SELASA, 11 APRIL 2017
JAKARTA — Jakarta International Container Terminal (JICT) merupakan aset bangsa yang sangat strategis semestinya dikelola oleh negara, karena Pelabuhan terbesar di Indonesia itu sebagai pintu keluar masuk ekspor impor dan gerbang ekonomi nasional.
![]() |
Suasana seminar penyela atan aset nasional. |
“Jadi, aset negara itu dikelola secara mandiri, sebagai wujud kedaulatan ekonomi negara,” ujar Ketua Serikat Pekerja JICT, Nova Sofyan Hakim, dalam seminar “Penyelamatan Aset Nasional, Global Bond dan Perpanjangan Kontrak JICT Yang Berpotensi Merugikan Negara”, di Hotel Grand Cemara, Menteng, Jakarta Pusat, Selasa, (11/4/2017).
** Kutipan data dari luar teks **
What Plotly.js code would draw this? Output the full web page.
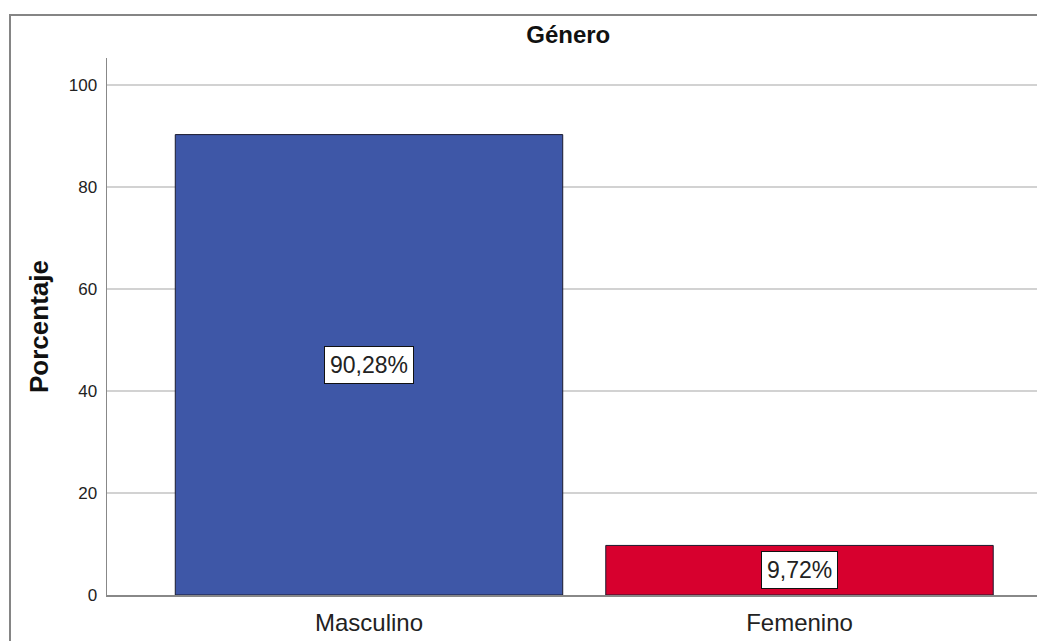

Jika dikelola sendiri, jelas Nova, maka Negara melalui BUMN yang mengelola pelabuhan akan mendapatkan pemasukan yang sangat besar. Oleh karena itu, dengan masuknya pihak asing dalam pengelolaan Pelabuhan Tanjung Priok melalui kerjasama antara JICT dengan Hutchinson yang kontraknya berakhir pada 2019, tidak terlalu mendesak.
Namun, ternyata kontrak tersebut diperpanjang hingga 2039. Hanya berbekal izin prinsip Menteri BUMN yang notabene belum dipenuhi Pelindo II, tanpa izin konsesi otoritas pelabuhan dan Menteri Perhubungan (Menhub).
Dirut RJ Lino saat itu, bahkan nekat memutuskan untuk menandatangani perpanjangan kontrak dengan Hutchinson. RJ Lino saat itu bahkan, membuat perpanjangan kontrak JICT secara sepihak, hanya dengan modal dukungan dari Menteri BUMN Rini Soemarno.
“Perpanjangan kontrak tersebut menabrak peraturan perundangan, antara lain UU tentang BUMN yang menyebutkan bahwa tidak ada nomenklatur tentang izin prinsip yang dikeluarkan oleh Menteri BUMN,” pungkasnya.